Her desire to ensure fairness and justice for all has propelled Martin through a high-profile career that included prominent involvement in David Milgaard's precedent-setting wrongful conviction compensation award, and as a judge, granting Canada's first court approval for physician-assisted death, two of many significant cases.
Her earlier immersion in legal scholarship benefited her greatly, Martin says.
"As an academic, your goal is to master a topic. I really liked being 10 questions deep on a subject. I liked that I knew everything that existed about a topic, so that I felt I had legitimacy behind my opinions."
MILGAARD SETTLEMENT
Among her most persuasive opinions was the brief she wrote to help support the $10-million dollar settlement for Milgaard, Canada's longest-serving prisoner before he was released after 23 years in prison for a rape and murder he did not commit. After poring over his prison records and interviewing him and his family, she highlighted that he could have likely been freed after seven years if he had admitted to the crime. Despite difficult prison conditions, he refused, and as she later wrote, "with this strength of character who could this young man have been if his life had not been interrupted by his wrongful conviction?"

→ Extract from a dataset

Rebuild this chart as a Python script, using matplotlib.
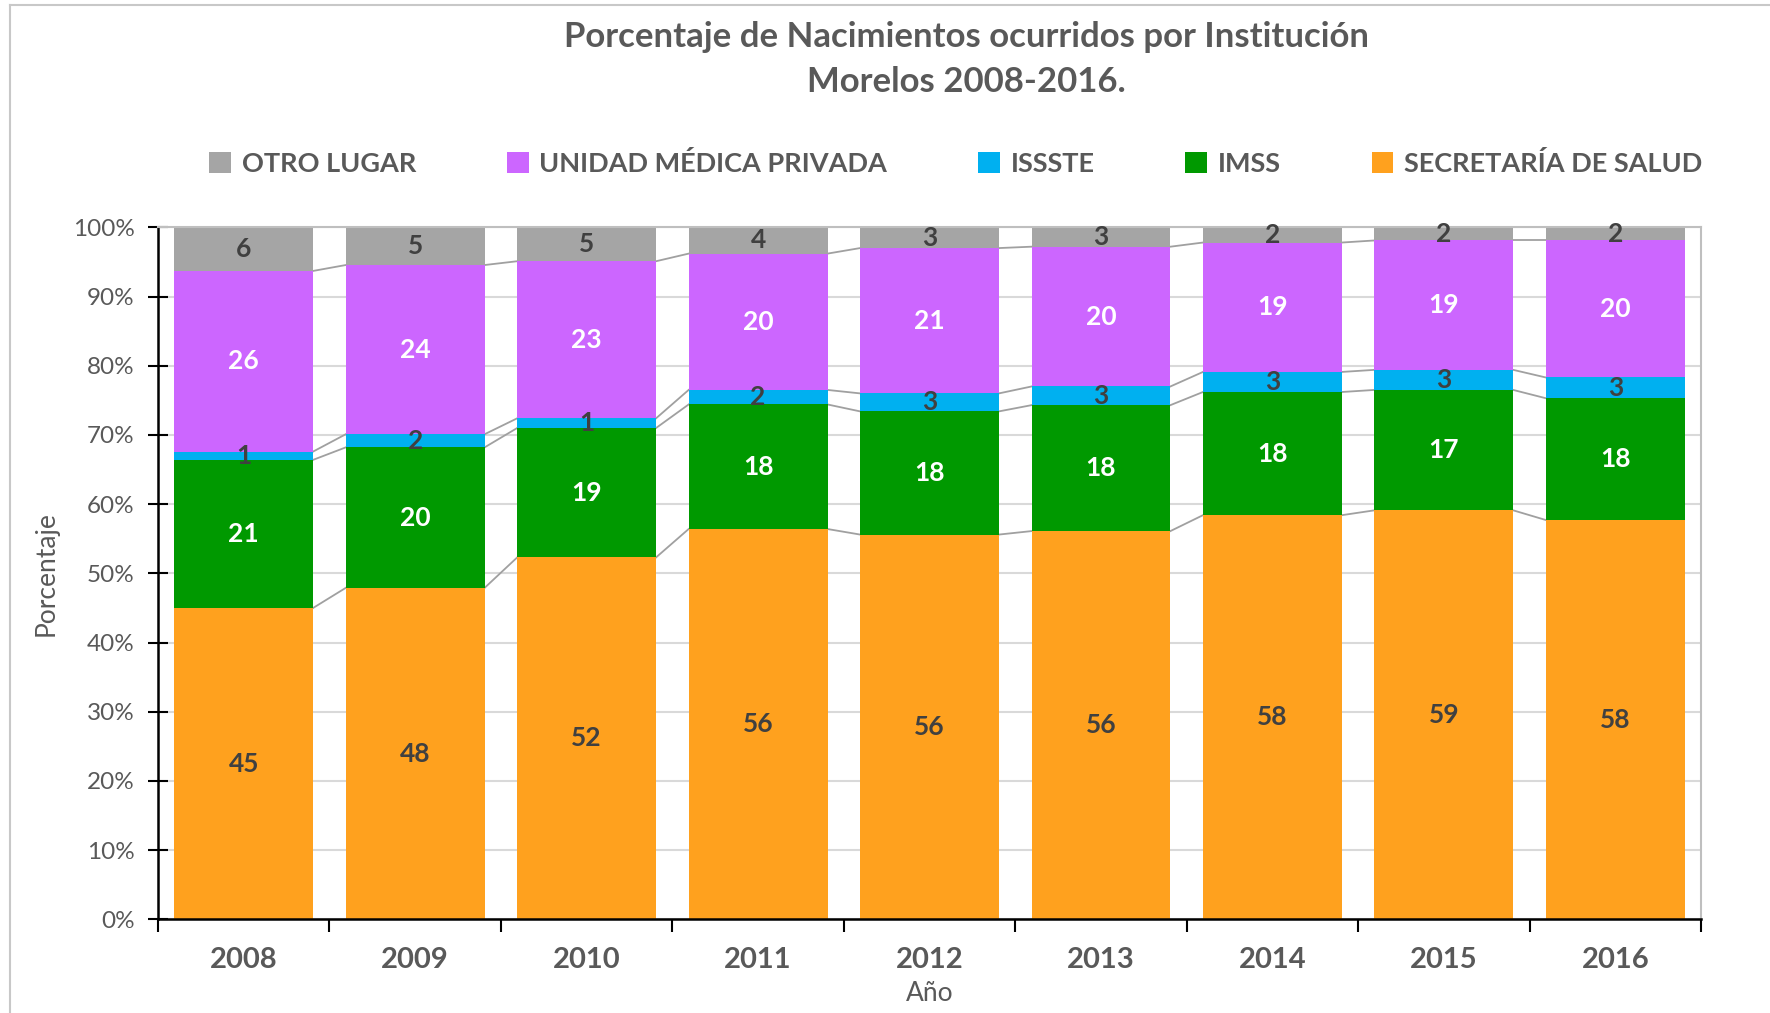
import numpy as np
import matplotlib
matplotlib.use("Agg")
import matplotlib.pyplot as plt
from matplotlib.lines import Line2D

plt.rcParams['font.family'] = ['Lato', 'DejaVu Sans']

# data (percent of births by institution)
years = ['2008', '2009', '2010', '2011', '2012', '2013', '2014', '2015', '2016']
secretaria = [45.0, 47.9, 52.3, 56.4, 55.6, 56.1, 58.4, 59.1, 57.7]
imss = [21.4, 20.3, 18.7, 18.0, 17.8, 18.2, 17.8, 17.4, 17.6]
issste = [1.2, 1.9, 1.4, 2.1, 2.6, 2.7, 2.9, 2.9, 3.0]
privada = [26.1, 24.45, 22.7, 19.7, 21.0, 20.2, 18.7, 18.7, 19.8]
otro = [6.3, 5.45, 4.9, 3.8, 3.0, 2.8, 2.2, 1.9, 1.9]

series = [
    ('SECRETARÍA DE SALUD', secretaria, '#FFA11E', '#404040'),
    ('IMSS', imss, '#009900', 'white'),
    ('ISSSTE', issste, '#00B0F0', '#404040'),
    ('UNIDAD MÉDICA PRIVADA', privada, '#CC66FF', 'white'),
    ('OTRO LUGAR', otro, '#A5A5A5', '#404040'),
]

fig = plt.figure(figsize=(17.7, 10.13), dpi=100)
ax = fig.add_axes([0.0893, 0.0925, 0.8717, 0.6831])

x = np.arange(len(years))
w = 0.81
bottom = np.zeros(len(years))
handles = []
for name, vals, col, tcol in series:
    vals = np.array(vals)
    b = ax.bar(x, vals, w, bottom=bottom, color=col, edgecolor='none', zorder=2, label=name)
    handles.append(b)
    for xi, v, bt in zip(x, vals, bottom):
        ax.text(xi, bt + v / 2, '{:.0f}'.format(v), ha='center', va='center',
                color=tcol, fontsize=19, fontweight='bold', zorder=4)
    top = bottom + vals
    # series lines
    if name != 'OTRO LUGAR':
        for i in range(len(years) - 1):
            ax.plot([x[i] + w / 2, x[i + 1] - w / 2], [top[i], top[i + 1]],
                    color='#A0A0A0', lw=1.3, zorder=1)
    bottom = top

ax.set_xlim(-0.5, len(years) - 0.5)
ax.set_ylim(0, 100)
ax.set_yticks(np.arange(0, 101, 10))
ax.set_yticklabels(['{}%'.format(v) for v in range(0, 101, 10)], fontsize=17.5, color='#595959')
ax.yaxis.grid(True, color='#D9D9D9', lw=1.5, zorder=0)
ax.set_axisbelow(True)

ax.set_xticks(x)
ax.set_xticklabels(years, fontsize=21, fontweight='bold', color='#595959')
ax.set_xticks(np.arange(-0.5, len(years), 1), minor=True)
ax.tick_params(axis='x', which='major', length=0, pad=20)
ax.tick_params(axis='x', which='minor', length=9, width=1.5, direction='out', color='black')
ax.tick_params(axis='y', length=14, width=1.5, direction='inout', color='black', pad=10)

for s in ['left', 'bottom']:
    ax.spines[s].set_color('black')
    ax.spines[s].set_linewidth(1.8)
for s in ['top', 'right']:
    ax.spines[s].set_color('#BFBFBF')
    ax.spines[s].set_linewidth(1.5)

ax.set_ylabel('Porcentaje', fontsize=19, color='#595959', labelpad=10)
ax.set_xlabel('Año', fontsize=19, color='#595959', labelpad=6)

fig.text(0.546, 0.963, 'Porcentaje de Nacimientos ocurridos por Institución',
         ha='center', va='center', fontsize=25, fontweight='bold', color='#595959')
fig.text(0.546, 0.919, 'Morelos 2008-2016.',
         ha='center', va='center', fontsize=25, fontweight='bold', color='#595959')

leg = fig.legend(handles[::-1], [s[0] for s in series][::-1], ncol=5,
                 loc='center', bbox_to_anchor=(0.540, 0.839), frameon=False,
                 prop={'size': 19.5, 'weight': 'bold'}, handlelength=0.8, handleheight=0.8,
                 handletextpad=0.4, columnspacing=3.35)
for t in leg.get_texts():
    t.set_color('#595959')

# chart area border (left and top visible)
fig.add_artist(Line2D([10 / 1770, 10 / 1770], [0, 1 - 5 / 1013], transform=fig.transFigure,
                      color='#C8C8C8', lw=1.5))
fig.add_artist(Line2D([10 / 1770, 1], [1 - 5 / 1013, 1 - 5 / 1013], transform=fig.transFigure,
                      color='#C8C8C8', lw=1.5))

fig.savefig('out.png', dpi=100)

Martin also did foundational work on the 2005 Indian Residential Schools Settlement Agreement, which ended the need for each Indigenous survivor seeking compensation to prove personal victimization and instead acknowledged familial, community and intergenerational harms.
She made numerous other socially and legally significant decisions while on the Court of Queen's Bench, to which she was appointed in 2005.
In 2016, she issued Canada's first judicial approval for physician-assisted death, and then several subsequent approvals, cases she calls the most intense and meaningful of her career.
In the 2012 trial of Dustin Paxton, who was convicted of torturing his roommate, Martin declared him a dangerous offender in a complex case marked by several rare events. These included permitting accredited media to use instant messaging technology within the courtroom, one of the first such rulings in Canada. At the end of the trial, Paxton's counsel became witnesses in an (ultimately unsuccessful) application to stay proceedings. Managing that unusual situation, Martin made a notable decision that disputed a call for her recusal.
"I think the thing you learn from all your cases is, you have to work really hard on each individual case," says Martin. "Each has its own facts and issues and you really have to dig down on each matter."
She credits UAlberta Law's Interim Dean David Percy for teaching her the rudiments of how to do that during her master's studies.
"I didn't know how to construct a big argument and write very well. He, the school, the program made sure I learned how to ask the deeper questions."